Work required.
Repeat, exactly and only, the lines from the beginning of the data through the line with "0.2,-0.2,0.2,-0.2,0.2,-0.2,0.2,-0.2,0.2,-0.2];". Pictures are left out.

Given material.
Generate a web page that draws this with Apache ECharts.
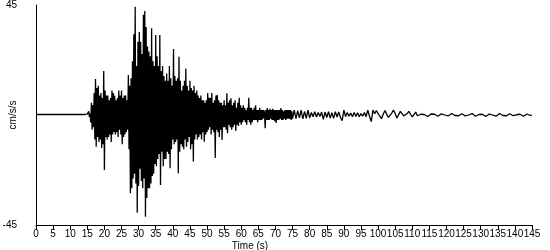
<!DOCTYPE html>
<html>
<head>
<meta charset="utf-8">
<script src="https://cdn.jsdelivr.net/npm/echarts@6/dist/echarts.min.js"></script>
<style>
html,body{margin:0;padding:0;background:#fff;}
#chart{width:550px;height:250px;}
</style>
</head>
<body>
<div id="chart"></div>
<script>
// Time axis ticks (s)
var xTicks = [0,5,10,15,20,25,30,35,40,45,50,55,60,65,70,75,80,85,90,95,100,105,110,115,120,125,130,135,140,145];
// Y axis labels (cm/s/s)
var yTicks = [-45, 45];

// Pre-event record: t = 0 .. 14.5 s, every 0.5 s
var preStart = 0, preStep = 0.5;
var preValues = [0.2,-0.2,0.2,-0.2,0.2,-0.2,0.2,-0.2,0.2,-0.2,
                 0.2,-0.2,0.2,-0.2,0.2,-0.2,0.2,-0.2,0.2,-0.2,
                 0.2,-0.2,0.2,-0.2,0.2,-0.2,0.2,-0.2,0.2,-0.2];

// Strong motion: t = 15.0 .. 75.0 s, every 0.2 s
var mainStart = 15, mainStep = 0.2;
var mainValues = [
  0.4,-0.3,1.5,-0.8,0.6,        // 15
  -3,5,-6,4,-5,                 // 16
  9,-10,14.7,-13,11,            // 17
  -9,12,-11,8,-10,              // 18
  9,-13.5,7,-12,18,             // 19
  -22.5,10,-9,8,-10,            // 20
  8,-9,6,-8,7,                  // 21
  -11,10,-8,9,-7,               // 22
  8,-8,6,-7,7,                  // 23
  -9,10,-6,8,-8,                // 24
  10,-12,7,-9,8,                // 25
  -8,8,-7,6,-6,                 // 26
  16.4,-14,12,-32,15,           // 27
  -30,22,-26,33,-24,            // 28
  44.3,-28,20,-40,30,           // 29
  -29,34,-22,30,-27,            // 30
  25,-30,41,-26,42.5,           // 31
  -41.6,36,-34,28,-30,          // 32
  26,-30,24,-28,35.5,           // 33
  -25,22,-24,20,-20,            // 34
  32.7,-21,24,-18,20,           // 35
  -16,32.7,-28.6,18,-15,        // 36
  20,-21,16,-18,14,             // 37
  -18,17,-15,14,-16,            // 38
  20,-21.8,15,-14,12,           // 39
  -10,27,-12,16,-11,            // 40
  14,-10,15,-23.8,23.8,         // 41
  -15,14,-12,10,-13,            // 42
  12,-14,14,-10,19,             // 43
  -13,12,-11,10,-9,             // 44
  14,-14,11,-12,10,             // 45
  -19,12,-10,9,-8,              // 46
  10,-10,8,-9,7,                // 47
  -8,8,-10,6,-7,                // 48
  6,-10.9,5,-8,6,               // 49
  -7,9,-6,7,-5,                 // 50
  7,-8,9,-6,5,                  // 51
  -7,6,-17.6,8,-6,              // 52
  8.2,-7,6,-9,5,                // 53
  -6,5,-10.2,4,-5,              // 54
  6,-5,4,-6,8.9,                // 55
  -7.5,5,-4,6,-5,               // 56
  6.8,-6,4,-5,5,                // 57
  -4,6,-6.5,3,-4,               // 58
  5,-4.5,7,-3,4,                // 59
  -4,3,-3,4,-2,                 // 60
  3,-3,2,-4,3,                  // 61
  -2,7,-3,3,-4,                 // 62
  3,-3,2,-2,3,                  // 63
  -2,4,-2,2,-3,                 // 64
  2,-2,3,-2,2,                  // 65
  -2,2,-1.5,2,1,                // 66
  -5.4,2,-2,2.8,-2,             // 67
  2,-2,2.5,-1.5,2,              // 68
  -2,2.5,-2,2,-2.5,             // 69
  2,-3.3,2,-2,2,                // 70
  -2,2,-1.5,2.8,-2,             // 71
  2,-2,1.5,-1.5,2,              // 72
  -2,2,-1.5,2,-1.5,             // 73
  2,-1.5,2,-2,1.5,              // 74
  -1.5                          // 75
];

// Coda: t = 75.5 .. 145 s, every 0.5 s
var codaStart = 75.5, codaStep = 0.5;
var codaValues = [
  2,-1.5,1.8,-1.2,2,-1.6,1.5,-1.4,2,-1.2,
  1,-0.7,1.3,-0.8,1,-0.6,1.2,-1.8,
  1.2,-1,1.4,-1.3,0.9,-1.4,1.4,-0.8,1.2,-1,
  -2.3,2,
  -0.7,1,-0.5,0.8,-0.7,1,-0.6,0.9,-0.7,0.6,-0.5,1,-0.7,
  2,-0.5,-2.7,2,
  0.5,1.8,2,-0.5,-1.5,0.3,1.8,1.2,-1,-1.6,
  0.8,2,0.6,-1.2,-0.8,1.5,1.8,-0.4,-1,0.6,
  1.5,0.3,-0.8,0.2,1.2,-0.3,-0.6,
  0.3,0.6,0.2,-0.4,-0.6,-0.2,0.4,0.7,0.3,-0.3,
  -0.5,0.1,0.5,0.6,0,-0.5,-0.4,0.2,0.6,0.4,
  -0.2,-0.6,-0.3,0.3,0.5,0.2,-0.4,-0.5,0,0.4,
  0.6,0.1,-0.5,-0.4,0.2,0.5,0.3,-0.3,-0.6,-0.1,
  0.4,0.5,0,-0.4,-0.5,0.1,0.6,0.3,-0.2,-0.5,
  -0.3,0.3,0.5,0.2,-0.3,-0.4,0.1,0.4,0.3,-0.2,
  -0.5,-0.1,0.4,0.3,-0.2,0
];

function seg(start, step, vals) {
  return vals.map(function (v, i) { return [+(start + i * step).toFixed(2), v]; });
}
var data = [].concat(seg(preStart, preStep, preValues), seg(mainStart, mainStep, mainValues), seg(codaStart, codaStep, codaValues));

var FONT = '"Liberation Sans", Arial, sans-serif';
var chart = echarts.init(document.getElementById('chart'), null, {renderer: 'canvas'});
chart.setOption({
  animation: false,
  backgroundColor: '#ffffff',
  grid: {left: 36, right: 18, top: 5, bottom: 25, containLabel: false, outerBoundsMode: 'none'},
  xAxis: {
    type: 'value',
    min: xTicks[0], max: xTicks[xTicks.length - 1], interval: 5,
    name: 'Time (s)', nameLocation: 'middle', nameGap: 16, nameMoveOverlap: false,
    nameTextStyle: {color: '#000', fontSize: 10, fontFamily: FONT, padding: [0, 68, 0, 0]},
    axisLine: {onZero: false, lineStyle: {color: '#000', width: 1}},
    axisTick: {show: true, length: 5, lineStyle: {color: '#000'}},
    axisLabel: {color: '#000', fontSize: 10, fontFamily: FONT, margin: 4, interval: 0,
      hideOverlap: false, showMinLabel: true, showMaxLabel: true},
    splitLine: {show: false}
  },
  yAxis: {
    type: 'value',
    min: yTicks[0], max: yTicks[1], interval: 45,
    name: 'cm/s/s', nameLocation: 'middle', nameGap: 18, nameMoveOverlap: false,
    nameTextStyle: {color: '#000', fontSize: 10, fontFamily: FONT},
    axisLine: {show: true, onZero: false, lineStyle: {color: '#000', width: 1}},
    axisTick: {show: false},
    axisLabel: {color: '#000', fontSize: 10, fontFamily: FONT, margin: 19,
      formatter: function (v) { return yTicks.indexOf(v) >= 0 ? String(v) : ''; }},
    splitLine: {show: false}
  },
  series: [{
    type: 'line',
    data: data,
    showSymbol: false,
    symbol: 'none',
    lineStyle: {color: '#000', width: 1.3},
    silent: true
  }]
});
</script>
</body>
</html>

Task output.
Generate a web page that draws this with Apache ECharts.
<!DOCTYPE html>
<html>
<head>
<meta charset="utf-8">
<script src="https://cdn.jsdelivr.net/npm/echarts@6/dist/echarts.min.js"></script>
<style>
html,body{margin:0;padding:0;background:#fff;}
#chart{width:550px;height:250px;}
</style>
</head>
<body>
<div id="chart"></div>
<script>
// Time axis ticks (s)
var xTicks = [0,5,10,15,20,25,30,35,40,45,50,55,60,65,70,75,80,85,90,95,100,105,110,115,120,125,130,135,140,145];
// Y axis labels (cm/s/s)
var yTicks = [-45, 45];

// Pre-event record: t = 0 .. 14.5 s, every 0.5 s
var preStart = 0, preStep = 0.5;
var preValues = [0.2,-0.2,0.2,-0.2,0.2,-0.2,0.2,-0.2,0.2,-0.2,
                 0.2,-0.2,0.2,-0.2,0.2,-0.2,0.2,-0.2,0.2,-0.2,
                 0.2,-0.2,0.2,-0.2,0.2,-0.2,0.2,-0.2,0.2,-0.2];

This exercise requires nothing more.